COLORADO SPRINGS, Colo. (KRDO) - A draft resolution regarding the removal of the Cheyenne Mountain High School Indian mascot is moving forward after thousands of students, alumni, and local citizens recently expressed their disapproval.
The draft resolution was released to KRDO after it was written up at a District Board of Education meeting Monday night.
The resolution calls for the retiring of the Indian mascot and team name at Cheyenne Mountain High School immediately upon its approval, citing several national Native American organizations against its use.
It says "the continued use of Native American mascots, symbols, images, logos, nicknames, and behaviors interferes with the educational experiences of members of our community."

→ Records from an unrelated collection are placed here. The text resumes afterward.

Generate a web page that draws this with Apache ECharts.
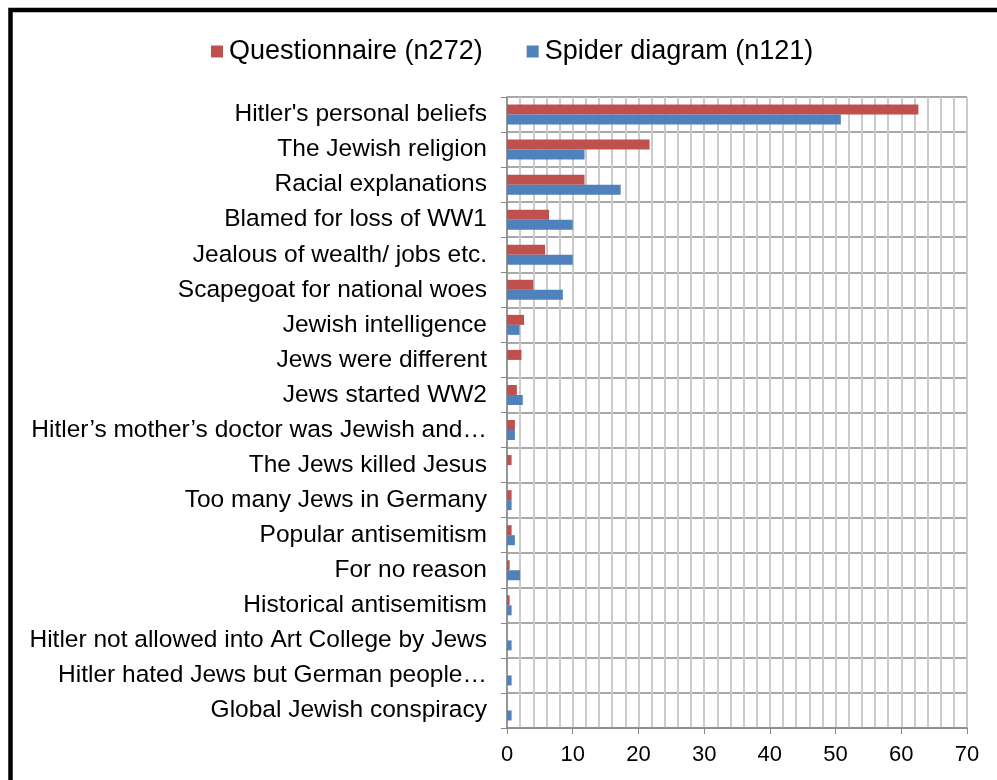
<!DOCTYPE html>
<html>
<head>
<meta charset="utf-8">
<script src="https://cdn.jsdelivr.net/npm/echarts@6/dist/echarts.min.js"></script>
<style>
  html, body { margin: 0; padding: 0; background: #fff; }
  #chart { width: 997px; height: 780px; }
</style>
</head>
<body>
<div id="chart"></div>
<script>
// Reasons given for Hitler's hatred of the Jews (%)
const categories = [
  "Hitler's personal beliefs",
  "The Jewish religion",
  "Racial explanations",
  "Blamed for loss of WW1",
  "Jealous of wealth/ jobs etc.",
  "Scapegoat for national woes",
  "Jewish intelligence",
  "Jews were different",
  "Jews started WW2",
  "Hitler’s mother’s doctor was Jewish and…",
  "The Jews killed Jesus",
  "Too many Jews in Germany",
  "Popular antisemitism",
  "For no reason",
  "Historical antisemitism",
  "Hitler not allowed into Art College by Jews",
  "Hitler hated Jews but German people…",
  "Global Jewish conspiracy"
];
const questionnaire = [62.6, 21.7, 11.8, 6.4, 5.8, 4.0, 2.6, 2.2, 1.5, 1.2, 0.7, 0.7, 0.7, 0.4, 0.4, 0, 0, 0];
const spiderDiagram = [50.8, 11.8, 17.3, 10.0, 10.0, 8.5, 1.9, 0, 2.4, 1.2, 0, 0.7, 1.2, 2.0, 0.7, 0.7, 0.7, 0.7];
const seriesNames = ['Questionnaire (n272)', 'Spider diagram (n121)'];
const xTicks = { min: 0, max: 70, interval: 10 };

const chart = echarts.init(document.getElementById('chart'), null, { renderer: 'canvas' });
const font = 'Liberation Sans, Arial, sans-serif';

chart.setOption({
  backgroundColor: '#fff',
  animation: false,
  textStyle: { fontFamily: font },
  legend: {
    data: seriesNames,
    top: 33,
    left: 206,
    icon: 'rect',
    itemWidth: 12,
    itemHeight: 12,
    itemGap: 44,
    textStyle: { fontSize: 27, color: '#000', fontFamily: font, padding: [0, 0, 0, 1] }
  },
  grid: { left: 507, right: 30, top: 97, bottom: 52, containLabel: false },
  xAxis: {
    type: 'value',
    min: xTicks.min,
    max: xTicks.max,
    interval: xTicks.interval,
    axisLine: { show: true, lineStyle: { color: '#868686', width: 1.5 } },
    axisTick: { show: true, length: 6, lineStyle: { color: '#868686' } },
    axisLabel: { fontSize: 22, color: '#000', margin: 16, fontFamily: font },
    splitLine: { show: true, lineStyle: { color: '#CBCBCB', width: 2 } },
    minorTick: { show: false, splitNumber: 5 },
    minorSplitLine: { show: true, lineStyle: { color: '#CBCBCB', width: 2 } }
  },
  yAxis: {
    type: 'category',
    data: categories,
    inverse: true,
    axisLine: { show: true, lineStyle: { color: '#868686', width: 1.5 } },
    axisTick: { show: true, length: 6, lineStyle: { color: '#868686' } },
    axisLabel: { fontSize: 24.5, color: '#000', margin: 20, fontFamily: font },
    splitLine: { show: true, lineStyle: { color: '#8C8C8C', width: 1.5 } }
  },
  series: [
    {
      name: seriesNames[0],
      type: 'bar',
      data: questionnaire,
      barWidth: 10,
      barGap: '0%',
      itemStyle: { color: '#C0504D' }
    },
    {
      name: seriesNames[1],
      type: 'bar',
      data: spiderDiagram,
      barWidth: 10,
      barGap: '0%',
      itemStyle: { color: '#4F81BD' }
    }
  ],
  graphic: [
    {
      type: 'rect',
      shape: { x: 10.5, y: 10, width: 1100, height: 900 },
      style: { fill: 'none', stroke: '#000', lineWidth: 4.5 },
      silent: true
    }
  ]
});
</script>
</body>
</html>
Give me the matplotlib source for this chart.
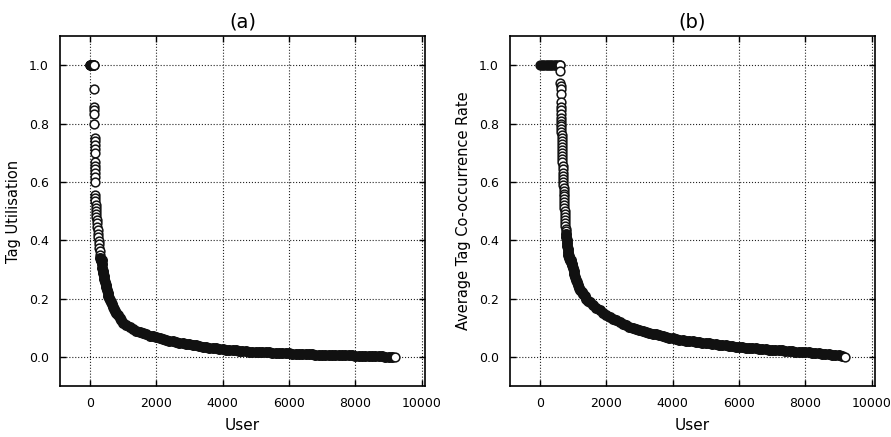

The draft also says "the nickname, images, and logos are or will be removed, and school materials bearing the existing nickname and related imagery may not be acquired and must be phased out by August 1, 2021."
"Other Native American names, titles and other instances of Native American appropriation, including but not limited to Kiva, Smoke Signals, Pow Wow, Tribe, and Akichita, are or will be removed, and no school materials or events shall bear such Native American names, titles and other instances of appropriation by August 1, 2021."
If approved, the resolution would allow Superintendent Walt Cooper to appoint a committee composed of a district representative and a dozen students and community members to recommend a new mascot and team name to the Board of Education.
The draft resolution states that the committee "shall give due consideration to the initial team name, the Mountaineers."
Any citizens, board members, and school personnel would be allowed to submit names for consideration by the committee, which will present the top three names to the board.
The decision to move forward with the draft resolution comes after years of public debate, and a recent online petition to remove the Indian mascot which has gained more than 6,000 signatures. A petition to keep the mascot has around 2,000 signatures.
The Board of Education is set to continue working on the resolution, and possibly vote on it, at its work session in October.